L’avènement de la PAO a provoqué un changement d’époque pour le métier de correcteur. L’article « Correction » de l’Encyclopédie de la chose imprimée du papier à l’écran1 explique bien ce basculement.
Composition : la double saisie
À l’époque du plomb comme lors de l’arrivée de la photocomposition, les matériels utilisés pour la composition étaient d’une utilisation réservée à des personnels longuement et spécialement formés car ces matériels étaient chers, rares, encombrants et d’emploi compliqué.
La « saisie » était donc confiée à des professionnels (typographes, linotypistes, clavistes) qui composaient les textes manuscrits confiés par l’auteur… La tâche du correcteur consistait à comparer scrupuleusement la copie originale et l’épreuve pour éviter les bourdons et les doublons, à corriger les fautes d’inattention (coquilles), à contrôler l’observation des règles typographiques (espacements, lézardes…) et la qualité du matériel de composition (lettres abîmées, mélangées, mastics…).
Les corrections étaient notées dans les marges de l’épreuve puis exécutées par le même personnel qui avait composé le texte (corrigeage).
PAO : la saisie directe
L’arrivée de la micro-informatique a permis, à partir de 1980, de confier directement aux auteurs, aux écrivains, aux journalistes ou à des dactylographes un matériel de saisie léger, économique, d’utilisation extrêmement simplifiée (comparable à une machine à écrire) et qui produit un fichier informatique directement utilisable pour la mise en page et l’impression.
Le correcteur est souvent lui-même équipé d’un micro-ordinateur.
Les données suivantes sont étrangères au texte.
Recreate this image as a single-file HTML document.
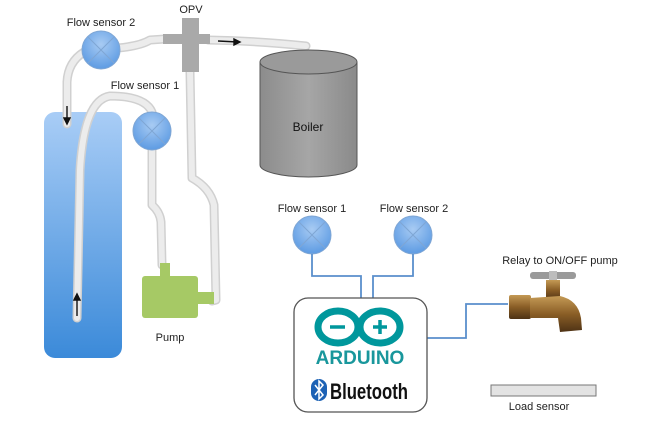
<!DOCTYPE html>
<html><head><meta charset="utf-8"><style>
html,body{margin:0;padding:0;background:#fff;}
svg{display:block;font-family:"Liberation Sans",sans-serif;}
</style></head><body>
<svg width="663" height="429" viewBox="0 0 663 429">
<defs>
<linearGradient id="tank" x1="0" y1="0" x2="0" y2="1"><stop offset="0" stop-color="#a9cdf6"/><stop offset="1" stop-color="#3b8ad9"/></linearGradient>
<radialGradient id="fs" cx="0.5" cy="0.35" r="0.65"><stop offset="0" stop-color="#a8cbf3"/><stop offset="1" stop-color="#5d9be3"/></radialGradient>
<linearGradient id="brass" x1="0" y1="0" x2="0" y2="1"><stop offset="0" stop-color="#c49a55"/><stop offset="0.5" stop-color="#8a5e26"/><stop offset="1" stop-color="#4e3215"/></linearGradient>
<linearGradient id="boil" x1="0" y1="0" x2="1" y2="0"><stop offset="0" stop-color="#8c8c8c"/><stop offset="0.5" stop-color="#a6a6a6"/><stop offset="1" stop-color="#8a8a8a"/></linearGradient>
</defs>

<!-- tank -->
<rect x="44" y="112" width="78" height="246" rx="11" fill="url(#tank)"/>

<!-- tubes -->
<g fill="none" stroke-linecap="round" stroke-linejoin="round">
<g stroke="#d0d0d0" stroke-width="9">
<path d="M84,52 Q68,62 67,82 L67,124"/>
<path d="M118,48 Q140,46 150,40 L165,39"/>
<path d="M208,40 Q260,41 306,46"/>
<path d="M77,318 L80,170 Q84,100 110,96 Q145,96 152,112"/>
<path d="M152,150 L152,205 Q160,212 161,222 L162,265"/>
<path d="M190,72 L192,178 Q210,188 214,205 L216,300 L212,301"/>
</g>
<g stroke="#ececec" stroke-width="6">
<path d="M84,52 Q68,62 67,82 L67,124"/>
<path d="M118,48 Q140,46 150,40 L165,39"/>
<path d="M208,40 Q260,41 306,46"/>
<path d="M77,318 L80,170 Q84,100 110,96 Q145,96 152,112"/>
<path d="M152,150 L152,205 Q160,212 161,222 L162,265"/>
<path d="M190,72 L192,178 Q210,188 214,205 L216,300 L212,301"/>
</g>
</g>
<!-- arrows -->
<g stroke="#111" stroke-width="1.4" fill="#111">
<line x1="67" y1="106" x2="67" y2="123"/><path d="M64,118 L67,124 L70,118Z"/>
<line x1="77" y1="316" x2="77" y2="296"/><path d="M74,300 L77,294 L80,300Z"/>
<line x1="218" y1="41" x2="238" y2="42"/><path d="M234,39 L240,42 L234,45Z"/>
</g>

<!-- OPV -->
<rect x="163" y="34" width="47" height="10" fill="#a9a9a9"/>
<rect x="182" y="18" width="17" height="54" fill="#a9a9a9"/>
<text x="191" y="13" font-size="11" text-anchor="middle" fill="#222">OPV</text>

<!-- flow sensors -->
<g stroke="#7fa6d4" stroke-width="1">
<circle cx="101" cy="50" r="19" fill="url(#fs)"/>
<path d="M88,37 L114,63 M114,37 L88,63"/>
<circle cx="152" cy="131" r="19" fill="url(#fs)"/>
<path d="M139,118 L165,144 M165,118 L139,144"/>
<circle cx="312" cy="235" r="19" fill="url(#fs)"/>
<path d="M299,222 L325,248 M325,222 L299,248"/>
<circle cx="413" cy="235" r="19" fill="url(#fs)"/>
<path d="M400,222 L426,248 M426,222 L400,248"/>
</g>
<g font-size="11" fill="#222" text-anchor="middle">
<text x="101" y="26">Flow sensor 2</text>
<text x="145" y="89">Flow sensor 1</text>
<text x="312" y="212">Flow sensor 1</text>
<text x="414" y="212">Flow sensor 2</text>
<text x="170" y="341">Pump</text>
<text x="560" y="264">Relay to ON/OFF pump</text>
<text x="539" y="410">Load sensor</text>
</g>

<!-- boiler -->
<path d="M260,62 L260,165 A48.5,12 0 0 0 357,165 L357,62Z" fill="url(#boil)" stroke="#555" stroke-width="1"/>
<ellipse cx="308.5" cy="62" rx="48.5" ry="12" fill="#9a9a9a" stroke="#555" stroke-width="1"/>
<text x="308" y="131" font-size="12" text-anchor="middle" fill="#111">Boiler</text>

<!-- pump -->
<rect x="160" y="263" width="10" height="14" fill="#a6c965"/>
<rect x="142" y="276" width="56" height="42" rx="3" fill="#a6c965"/>
<rect x="197" y="292" width="17" height="12" fill="#a6c965"/>

<!-- wires -->
<g fill="none" stroke="#5a8fcc" stroke-width="1.8">
<path d="M312,254 L312,276 L361,276 L361,298"/>
<path d="M413,254 L413,276 L373,276 L373,298"/>
<path d="M427,338 L466,338 L466,304 L508,304"/>
</g>

<!-- arduino box -->
<rect x="294" y="298" width="133" height="114" rx="14" fill="#fff" stroke="#555" stroke-width="1.3"/>
<g fill="none" stroke="#00979c" stroke-width="7">
<ellipse cx="338" cy="327" rx="20" ry="16"/>
<ellipse cx="380" cy="327" rx="20" ry="16"/>
</g>
<g stroke="#00979c" stroke-width="3.5">
<line x1="330" y1="327" x2="345" y2="327"/>
<line x1="373" y1="327" x2="387" y2="327"/><line x1="380" y1="320" x2="380" y2="334"/>
</g>
<text x="360" y="364" font-size="19" font-weight="bold" fill="#19979c" text-anchor="middle">ARDUINO</text>
<rect x="311" y="379" width="16" height="22" rx="8" fill="#1d62b5"/>
<path d="M315,385 L323,395 L319,399 L319,381 L323,385 L315,395" fill="none" stroke="#fff" stroke-width="1.5"/>
<text x="330" y="399" font-size="22" font-weight="bold" fill="#111" textLength="78" lengthAdjust="spacingAndGlyphs">Bluetooth</text>

<!-- faucet -->
<rect x="530" y="272" width="46" height="7" rx="3" fill="#9a9a9a"/>
<rect x="549" y="271" width="8" height="10" fill="#bdbdbd"/>
<rect x="546" y="280" width="14" height="20" fill="url(#brass)"/>
<rect x="509" y="295" width="22" height="24" rx="2" fill="url(#brass)"/>
<path d="M530,298 L560,296 Q578,300 581,318 L582,330 L560,332 L558,318 L530,318Z" fill="url(#brass)"/>

<!-- load sensor -->
<rect x="491" y="385" width="105" height="11" fill="#e3e3e3" stroke="#777" stroke-width="1"/>
</svg>
</body></html>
Sa tâche de comparaison avec un texte original est supprimée2, mais d’autres sujétions ont été ajoutées à sa tâche.
La première, c’est que le professionnel d’imprimerie connaissait bien et appliquait lors de la composition les règles traditionnelles de l’utilisation des italiques, des gras, des lettres supérieures, des espaces spéciales, savait placer les capitales, composer les abréviations, etc., toutes compétences qui ne ressortissent pas de l’éducation du public moyen.
Les règles délicates de la langue (accords des participes passés par exemple, emploi des pluriels, traits d’union…) n’échappaient pas non plus à l’opérateur de saisie.
L’utilisation d’un micro-ordinateur comme d’une machine à écrire, par un profane sans formation spécialisée, amène également à devoir corriger une bonne partie des signes nécessaires à un français correct (e dans o, c cédille majuscule, capitales accentuées, ligatures, guillemets, puces, tirets…).
C’est le correcteur, premier professionnel de la chaîne de fabrication à intervenir après l’auteur, qui est chargé du « nettoyage » du texte, directement lors de la lecture à l’écran, et simultanément de son corrigeage3.
Sens et cohérence du texte
Cette rupture sur le plan technique a cependant laissé intacte la partie la plus intéressante du métier :
[…] la fonction la plus noble de la correction, toutes époques confondues, demeure : vérifier que le texte a du sens ! Une légende placée sous la mauvaise photo, une note absente à l’appel, un nombre erroné, un pavé de texte masqué par un dessin, un chapô ajouté en dernière minute sur la page montée et non relu préalablement… et c’est l’article entier qui perd son sens, quelquefois l’ouvrage entier qui perd tout crédit !
Dans la jungle des fautes humaines, informatiques, mécaniques, le dernier maillon de la chaîne du « prépresse », lors de cet ultime contrôle avant bon à tirer, c’est encore le correcteur (qui prend alors le nom de « réviseur »).
☞ Lire aussi Corriger au temps de Gutenberg.
- Sous la dir. de Marc Combier et Yvette Pesez, Paris, éd. Retz, 1999, p. 63-64.
- La copie et l’épreuve ne font qu’un (NdA).
- Une tâche supplémentaire, dont se serait volontiers passé « le bon correcteur, attentif et omniscient » ! (André Jouette, Dictionnaire d’orthographe et d’expression écrite, Paris, Le Robert, 1997) – NdA.